The map, which recently came to light in a 600-year-old atlas valued at €3.2 million, failed to sell at Christie’s in London last week.
It went under the hammer last Wednesday afternoon where it “sparked widespread admiration and interest”, according to a spokesperson for the auction house.
Christie’s said the “highly important and intriguing map” showing Ireland “aptly bordered in bright green” was the “oldest known separate, individual map of the island”.
The map, dated 1468, is the first depiction of Ireland alone rather than together with Britain.
It appeared for the first time at auction.
The spokesperson said 57 place names are identified, among them Porto Rosso (Portrush), Limerich, Chorca (Cork), Drogda (Drogheda); and Bre (Bray).
The capital is not identified although a settlement spelt as Donvelim might refer to Dublin or Dún Laoghaire.

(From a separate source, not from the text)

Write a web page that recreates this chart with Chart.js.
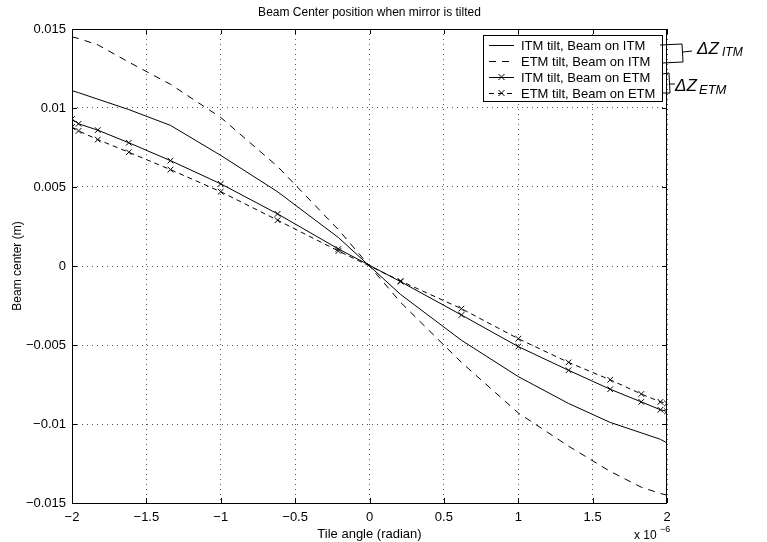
<!DOCTYPE html>
<html>
<head>
<meta charset="utf-8">
<script src="https://cdn.jsdelivr.net/npm/chart.js@4.4.0/dist/chart.umd.min.js"></script>
<style>
  html, body { margin: 0; padding: 0; background: #fff; }
  #wrap { width: 767px; height: 542px; }
</style>
</head>
<body>
<div id="wrap"><canvas id="beamChart" width="767" height="542"></canvas></div>
<script>
// tilt angle, in units of 1e-6 rad
const tiltAngle = [-2, -1.956, -1.827, -1.618, -1.338, -1, -0.618, -0.209, 0.209, 0.618, 1, 1.338, 1.618, 1.827, 1.956, 2];

// beam center (m)
const itmTiltOnItm = [0.0111, 0.01097, 0.01056, 0.0099, 0.0089, 0.0070, 0.0047, 0.0018, -0.0018, -0.0047, -0.0070, -0.0087, -0.0099, -0.01056, -0.01097, -0.0112];
const etmTiltOnItm = [0.0145, 0.0144, 0.0140, 0.0129, 0.0115, 0.0094, 0.0063, 0.0023, -0.0023, -0.0061, -0.0093, -0.0114, -0.0130, -0.0140, -0.0144, -0.0145];
const itmTiltOnEtm = [0.0093, 0.0090, 0.0086, 0.0078, 0.00667, 0.0052, 0.0033, 0.00108, -0.00099, -0.0031, -0.0051, -0.0066, -0.0078, -0.0086, -0.0091, -0.0092];
const etmTiltOnEtm = [0.0088, 0.00855, 0.0080, 0.0072, 0.0061, 0.0047, 0.0029, 0.00095, -0.00095, -0.0027, -0.0046, -0.0061, -0.0072, -0.0081, -0.0086, -0.0087];

const seriesLabels = ["ITM tilt, Beam on ITM", "ETM tilt, Beam on ITM", "ITM tilt, Beam on ETM", "ETM tilt, Beam on ETM"];

const xTicks = [-2, -1.5, -1, -0.5, 0, 0.5, 1, 1.5, 2];
const yTicks = [-0.015, -0.01, -0.005, 0, 0.005, 0.01, 0.015];

const FONT = "'Liberation Sans', Arial, sans-serif";

function pts(ys) {
  return tiltAngle.map((x, i) => ({ x: x, y: ys[i] }));
}
function fmt(v) {
  const s = String(Number(v.toFixed(4)));
  return s.replace("-", "\u2212");
}

// frame, inward ticks, legend and side notes
const decorPlugin = {
  id: "decor",
  afterDraw(chart) {
    const ctx = chart.ctx;
    const a = chart.chartArea;
    const xs = chart.scales.x, ys = chart.scales.y;
    ctx.save();
    ctx.strokeStyle = "#000";
    ctx.lineWidth = 1;
    ctx.setLineDash([]);
    ctx.strokeRect(a.left + 0.5, a.top + 0.5, a.right - a.left - 1, a.bottom - a.top);
    ctx.beginPath();
    xTicks.forEach(v => {
      const px = Math.round(xs.getPixelForValue(v)) + 0.5;
      ctx.moveTo(px, a.bottom); ctx.lineTo(px, a.bottom - 5);
      ctx.moveTo(px, a.top); ctx.lineTo(px, a.top + 5);
    });
    yTicks.forEach(v => {
      const py = Math.round(ys.getPixelForValue(v)) + 0.5;
      ctx.moveTo(a.left, py); ctx.lineTo(a.left + 5, py);
      ctx.moveTo(a.right, py); ctx.lineTo(a.right - 5, py);
    });
    ctx.stroke();

    // title centred over the plot area
    ctx.fillStyle = "#000";
    ctx.font = "12px " + FONT;
    ctx.textAlign = "center";
    ctx.textBaseline = "middle";
    ctx.fillText("Beam Center position when mirror is tilted", (a.left + a.right) / 2, 13);

    // axis multiplier
    ctx.textAlign = "left";
    ctx.font = "12px " + FONT;
    ctx.fillText("x 10", 634, 536);
    ctx.font = "9px " + FONT;
    ctx.fillText("\u22126", 660, 530);

    // legend
    const lx = 483, ly = 35, lw = 179, lh = 66;
    ctx.fillStyle = "#fff";
    ctx.fillRect(lx, ly, lw, lh);
    ctx.strokeRect(lx + 0.5, ly + 0.5, lw, lh);
    chart.data.datasets.forEach((ds, i) => {
      const y = 45 + i * 16;
      ctx.beginPath();
      ctx.setLineDash(ds.borderDash || []);
      ctx.moveTo(489, y + 0.5); ctx.lineTo(514, y + 0.5);
      ctx.stroke();
      ctx.setLineDash([]);
      if (ds.pointRadius > 0) {
        ctx.beginPath();
        ctx.moveTo(498.5, y - 3); ctx.lineTo(504.5, y + 3);
        ctx.moveTo(498.5, y + 3); ctx.lineTo(504.5, y - 3);
        ctx.stroke();
      }
      ctx.fillStyle = "#000";
      ctx.font = "13px " + FONT;
      ctx.textBaseline = "middle";
      ctx.fillText(ds.label, 521, y + 1);
    });

    // handwritten notes next to the legend
    ctx.beginPath();
    ctx.moveTo(660, 45); ctx.lineTo(682, 44);
    ctx.lineTo(683, 62); ctx.lineTo(662, 63);
    ctx.moveTo(683, 52); ctx.lineTo(692, 51);
    ctx.moveTo(662, 74); ctx.lineTo(669, 73);
    ctx.lineTo(670, 93); ctx.lineTo(662, 93);
    ctx.moveTo(670, 84); ctx.lineTo(675, 84);
    ctx.stroke();
    ctx.font = "italic 17px " + FONT;
    ctx.fillText("\u0394Z", 697, 49);
    ctx.font = "italic 12px " + FONT;
    ctx.fillText("ITM", 722, 53);
    ctx.font = "italic 17px " + FONT;
    ctx.fillText("\u0394Z", 675, 86);
    ctx.font = "italic 13px " + FONT;
    ctx.fillText("ETM", 699, 90);
    ctx.restore();
  }
};

const common = { borderColor: "#000", backgroundColor: "#000", borderWidth: 1, fill: false, tension: 0, showLine: true };

new Chart(document.getElementById("beamChart").getContext("2d"), {
  type: "scatter",
  data: {
    datasets: [
      Object.assign({ label: seriesLabels[0], data: pts(itmTiltOnItm), pointRadius: 0 }, common),
      Object.assign({ label: seriesLabels[1], data: pts(etmTiltOnItm), pointRadius: 0, borderDash: [7, 6] }, common),
      Object.assign({ label: seriesLabels[2], data: pts(itmTiltOnEtm), pointRadius: 4, pointStyle: "crossRot", pointBorderWidth: 1 }, common),
      Object.assign({ label: seriesLabels[3], data: pts(etmTiltOnEtm), pointRadius: 4, pointStyle: "crossRot", pointBorderWidth: 1, borderDash: [5, 4] }, common),
    ],
  },
  options: {
    responsive: false,
    animation: false,
    layout: { padding: { top: 29, right: 100, left: 0, bottom: 0 } },
    plugins: { legend: { display: false }, title: { display: false }, tooltip: { enabled: false } },
    scales: {
      x: {
        type: "linear",
        min: -2, max: 2,
        afterBuildTicks: s => { s.ticks = xTicks.map(v => ({ value: v })); },
        afterFit: s => { s.height = 39; },
        ticks: { color: "#000", font: { family: FONT, size: 13 }, padding: 7, callback: v => fmt(v), maxRotation: 0 },
        grid: { color: "#555", lineWidth: 1, drawTicks: false },
        border: { display: false, dash: [1, 4] },
        title: { display: true, text: "Tile angle (radian)", color: "#000", font: { family: FONT, size: 13 }, padding: { top: 0, bottom: 0 } },
      },
      y: {
        type: "linear",
        min: -0.015, max: 0.015,
        afterBuildTicks: s => { s.ticks = yTicks.map(v => ({ value: v })); },
        afterFit: s => { s.width = 72; },
        ticks: { color: "#000", font: { family: FONT, size: 13 }, padding: 6, callback: v => fmt(v) },
        grid: { color: "#555", lineWidth: 1, drawTicks: false },
        border: { display: false, dash: [1, 4] },
        title: { display: true, text: "Beam center (m)", color: "#000", font: { family: FONT, size: 12 }, padding: { top: 10, bottom: 10 } },
      },
    },
  },
  plugins: [decorPlugin],
});
</script>
</body>
</html>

There are three untranslated placenames in the general area of Donegal.
The spokesperson said they believe the oval shaped, orange coloured, island in the north west is “perhaps” Tory Island.
While the title of the map is in Latin, a local priest who speaks the language believes the names are merely a phonetic translation of old Irish placenames.
“This Italian origin and the specific interests of navigators and trade would explain the difficulty in deciphering the list of names along the coast,” explained Fr Frank McHugh who lives in Letterkenny.
“Some names, such as Chorca and Bre, are simply attempts to record the Gaelic sound. Going around the list of names on the map, it is possible to identify a number of corresponding contemporary names. It is believed that the navigators mapped a total of about 150 Irish names. The interest of the Italian cartographers was mostly in ports and islands, so comparisons can be made.”
Some offshore islands, including the Aran Islands and those in Clew Bay, are depicted in red, blue, green and gold.